On Thursday, India's Supreme Court is to rule whether religious activities can take place around the disputed site.

It had earlier banned such activity to avoid raising tensions between Hindus and Muslims.

'Prayers to continue'

On Wednesday, a court in the city of Lucknow ordered the Archaeological Survey of India to begin excavating the site within a week to determine if a temple or any other structure existed there.

Babri mosque before demolition
India's supreme court is to rule on the site on Thursday

But, the court said, no digging should take place on the core area, which now houses a makeshift Hindu temple.

It also said that the exercise should not disrupt Hindu devotees from praying at the site, which is now allowed at restricted times.

A leader of the right-wing Hindu organisation, Vishwa Hindu Parishad (VHP), Vishnu Hari Dalmiya said the organisation did not have any problems with the court's decision.

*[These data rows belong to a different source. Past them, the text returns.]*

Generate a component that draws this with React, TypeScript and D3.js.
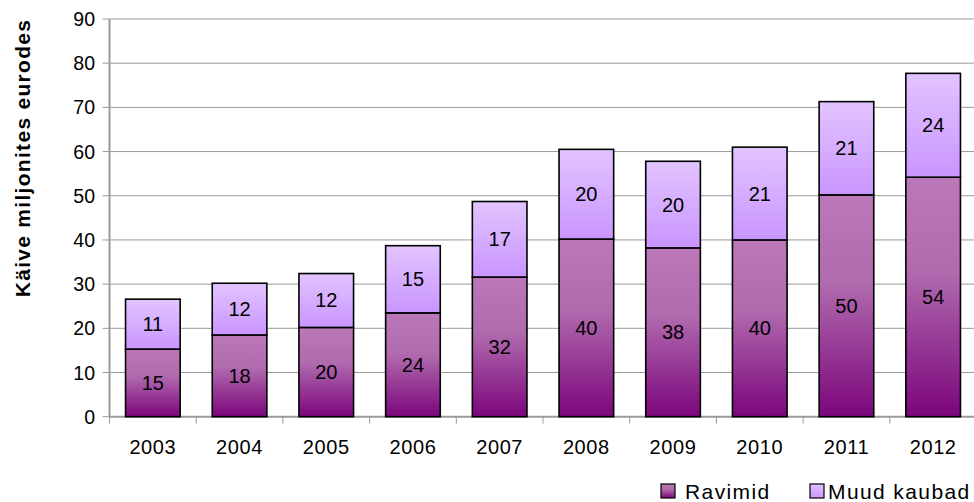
import React from 'react';
import * as d3 from 'd3';

const years = ['2003', '2004', '2005', '2006', '2007', '2008', '2009', '2010', '2011', '2012'];
const ravimid = [15.3, 18.5, 20.2, 23.5, 31.6, 40.2, 38.2, 40.0, 50.2, 54.2];
const muud = [11.3, 11.7, 12.2, 15.2, 17.1, 20.3, 19.6, 21.0, 21.1, 23.5];
const ravimidLabels = ['15', '18', '20', '24', '32', '40', '38', '40', '50', '54'];
const muudLabels = ['11', '12', '12', '15', '17', '20', '20', '21', '21', '24'];
const yTicks = [0, 10, 20, 30, 40, 50, 60, 70, 80, 90];

const width = 974;
const height = 502;
const font = '"Liberation Sans", Arial, sans-serif';

const App: React.FC = () => {
  const left = 109.5;
  const right = 976.5;
  const top = 19;
  const bottom = 416.7;

  const x = d3.scaleBand<string>()
    .domain(years)
    .range([left, right])
    .paddingInner(0.37)
    .paddingOuter(0.185);

  const y = d3.scaleLinear().domain([0, 90]).range([bottom, top]);

  const step = x.step();
  const bw = x.bandwidth();
  const boundaries = years.map(yr => (x(yr) as number) - (step * 0.37) / 2);
  boundaries.push((x(years[years.length - 1]) as number) + bw + (step * 0.37) / 2);

  return (
    <svg width={width} height={height} style={{ position: 'absolute', left: 0, top: 0, background: '#fff' }}>
      <defs>
        <linearGradient id="gRav" x1="0" y1="0" x2="0" y2="1">
          <stop offset="0%" stopColor="#bb78b8" />
          <stop offset="40%" stopColor="#b06aae" />
          <stop offset="100%" stopColor="#7c067c" />
        </linearGradient>
        <linearGradient id="gMuud" x1="0" y1="0" x2="0" y2="1">
          <stop offset="0%" stopColor="#e2c4ff" />
          <stop offset="100%" stopColor="#c995ff" />
        </linearGradient>
      </defs>

      {/* gridlines */}
      {yTicks.filter(t => t > 0).map(t => (
        <line key={t} x1={left} x2={width} y1={y(t)} y2={y(t)} stroke="#9a9a9a" strokeWidth={1} />
      ))}

      {/* axes */}
      <line x1={left} x2={left} y1={top} y2={bottom} stroke="#9a9a9a" strokeWidth={2} />
      <line x1={left} x2={width} y1={bottom} y2={bottom} stroke="#9a9a9a" strokeWidth={2} />
      {yTicks.map(t => (
        <g key={t}>
          <line x1={left - 7} x2={left} y1={y(t)} y2={y(t)} stroke="#9a9a9a" strokeWidth={1} />
          <text x={95} y={y(t)} textAnchor="end" dominantBaseline="central"
            fontFamily={font} fontSize={19.5} fill="#000">{t}</text>
        </g>
      ))}
      {boundaries.map((b, i) => (
        <line key={i} x1={b} x2={b} y1={bottom} y2={bottom + 7} stroke="#9a9a9a" strokeWidth={1} />
      ))}
      {years.map(yr => (
        <text key={yr} x={(x(yr) as number) + bw / 2} y={447} textAnchor="middle" dominantBaseline="central"
          fontFamily={font} fontSize={20} letterSpacing={0.6} fill="#000">{yr}</text>
      ))}

      {/* bars */}
      {years.map((yr, i) => {
        const bx = x(yr) as number;
        const r0 = y(0);
        const r1 = y(ravimid[i]);
        const m1 = y(ravimid[i] + muud[i]);
        return (
          <g key={yr}>
            <rect x={bx} y={r1} width={bw} height={r0 - r1} fill="url(#gRav)" stroke="#000" strokeWidth={1.6} />
            <rect x={bx} y={m1} width={bw} height={r1 - m1} fill="url(#gMuud)" stroke="#000" strokeWidth={1.6} />
            <text x={bx + bw / 2} y={(r0 + r1) / 2} textAnchor="middle" dominantBaseline="central"
              fontFamily={font} fontSize={20} fill="#000">{ravimidLabels[i]}</text>
            <text x={bx + bw / 2} y={(r1 + m1) / 2} textAnchor="middle" dominantBaseline="central"
              fontFamily={font} fontSize={20} fill="#000">{muudLabels[i]}</text>
          </g>
        );
      })}

      {/* y axis title */}
      <text transform="translate(22,158) rotate(-90)" textAnchor="middle" dominantBaseline="central"
        fontFamily={font} fontSize={21} fontWeight="bold" letterSpacing={1.3} fill="#000">Käive miljonites eurodes</text>

      {/* legend */}
      <g>
        <rect x={661} y={484} width={14} height={14} fill="url(#gRav)" stroke="#000" strokeWidth={1.2} />
        <text x={685} y={491} dominantBaseline="central" fontFamily={font} fontSize={21}
          letterSpacing={1.4} fill="#000">Ravimid</text>
        <rect x={810} y={484} width={14} height={14} fill="url(#gMuud)" stroke="#000" strokeWidth={1.2} />
        <text x={828} y={491} dominantBaseline="central" fontFamily={font} fontSize={21}
          letterSpacing={1.4} fill="#000">Muud kaubad</text>
      </g>
    </svg>
  );
};

export default App;
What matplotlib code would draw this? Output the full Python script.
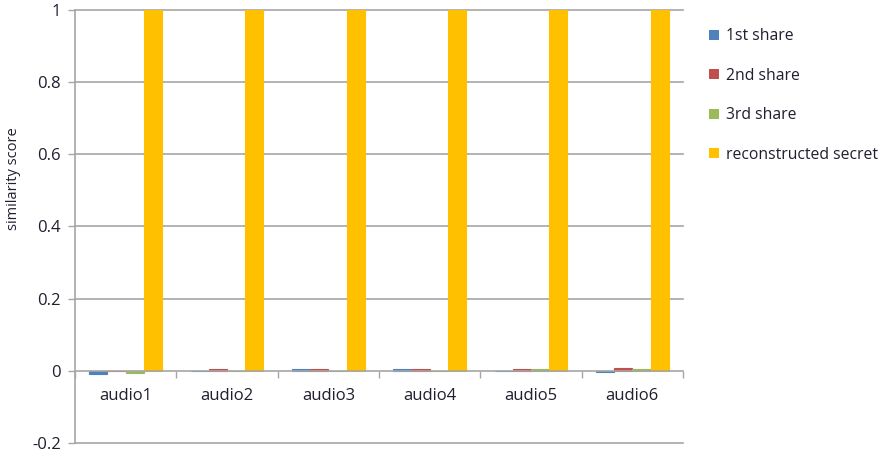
import matplotlib
matplotlib.use("Agg")
import matplotlib.pyplot as plt
from matplotlib.patches import Patch
import numpy as np

categories = ["audio1", "audio2", "audio3", "audio4", "audio5", "audio6"]
series_names = ["1st share", "2nd share", "3rd share", "reconstructed secret"]
share1 = [-0.009, 0.0, 0.004, 0.004, 0.0, -0.004]
share2 = [0.0, 0.004, 0.004, 0.004, 0.004, 0.007]
share3 = [-0.006, 0.0, 0.0, 0.0, 0.004, 0.004]
secret = [1.0, 1.0, 1.0, 1.0, 1.0, 1.0]
y_ticks = [-0.2, 0, 0.2, 0.4, 0.6, 0.8, 1]
y_tick_labels = ["-0.2", "0", "0.2", "0.4", "0.6", "0.8", "1"]

colors = ["#4F81BD", "#C0504D", "#9BBB59", "#FFC000"]
grid_color = "#A6A6A6"
text_color = "#1F1F2F"
font = "Open Sans"

W, H = 883, 453
fig = plt.figure(figsize=(W / 100, H / 100), dpi=100)
ax = fig.add_axes([75 / W, (H - 443) / H, (683 - 75) / W, (443 - 10) / H])

x = np.arange(len(categories))
width = 0.18
offsets = [-0.27, -0.09, 0.09, 0.27]
for vals, off, col, name in zip([share1, share2, share3, secret], offsets, colors, series_names):
    ax.bar(x + off, vals, width, color=col, edgecolor=col, linewidth=0.8, label=name, zorder=3)

ax.set_xlim(-0.5, len(categories) - 0.5)
ax.set_ylim(-0.2, 1.0)

# horizontal gridlines
for yv in y_ticks:
    if yv != 0:
        ax.axhline(yv, color=grid_color, lw=1.2, zorder=1, clip_on=False)

for s in ["top", "right"]:
    ax.spines[s].set_visible(False)
ax.spines["left"].set_color(grid_color)
ax.spines["left"].set_linewidth(1.2)
ax.spines["bottom"].set_position(("data", 0))
ax.spines["bottom"].set_color(grid_color)
ax.spines["bottom"].set_linewidth(1.2)
ax.spines["bottom"].set_zorder(4)

ax.set_yticks(y_ticks)
ax.set_yticklabels(y_tick_labels, fontsize=12, color=text_color, family=font)
ax.tick_params(axis="y", length=5, width=1, color=grid_color, pad=5)

ax.set_xticks(np.arange(-0.5, len(categories)), labels=[""] * (len(categories) + 1))
ax.set_xticks(x, minor=True)
ax.set_xticklabels(categories, minor=True, fontsize=12, color=text_color, family=font)
ax.tick_params(axis="x", which="major", length=5, width=1, color=grid_color, direction="out")
ax.tick_params(axis="x", which="minor", length=0, pad=12)

fig.text(14 / W, 1 - 179 / H, "similarity score", rotation=90, ha="center", va="center",
         fontsize=10.5, color=text_color, family=font)

handles = [Patch(facecolor=c, edgecolor="none") for c in colors]
leg = fig.legend(handles, series_names, loc="upper left", bbox_to_anchor=(703 / W, 1 - 22 / H),
                 frameon=False, prop={"family": font, "size": 11.3}, labelspacing=1.5,
                 handlelength=0.6, handleheight=0.6, handletextpad=0.45, borderaxespad=0)
for t in leg.get_texts():
    t.set_color(text_color)

fig.savefig("out.png", dpi=100)
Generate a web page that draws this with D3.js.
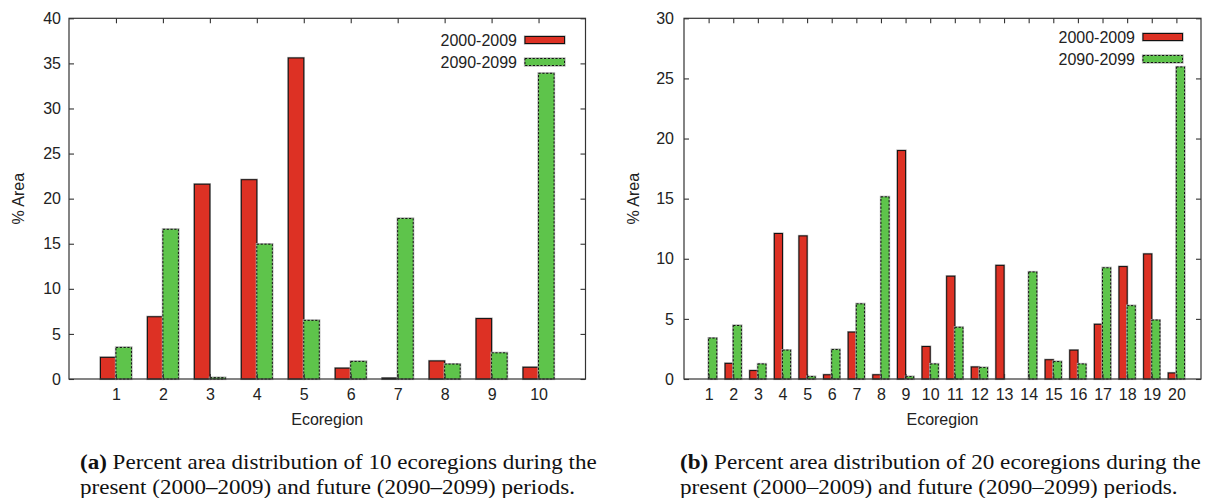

Mr Dalmiya added that his colleagues had dug in the area and found the remnants of a temple and that the Archeological Survey of India would also find these.

A former director general of the Archaeological Survey of India, MC Joshi, told the BBC the chances of finding the temple of the Hindu God Ram are not high.

"We will tell the court whatever we get after a month of excavations," he said.

Disprove

The court has ordered the ASI to begin excavating the site within a week to determine if a temple or any other structure existed there.

A senior Muslim leader, Zaffar Yab Jilani, who was associated with this case, said the order would help to disprove the theory that a temple existed on the site.

He said the VHP was claiming there had been an 84-pillared temple at the site. If the excavation did not find such a structure, the VHP's claim would be disproved.

Meanwhile, a spokesman for the main opposition Congress party Jaipal Reddy said the court's verdict should be respected.

The court has asked for the excavation to be completed in a month and for a report of the findings submitted to it.

Hardline Hindu organisations with close ties to India's ruling Bharatiya Janata Party have been pushing for a part of the site to be handed over to them so that they can begin building a temple.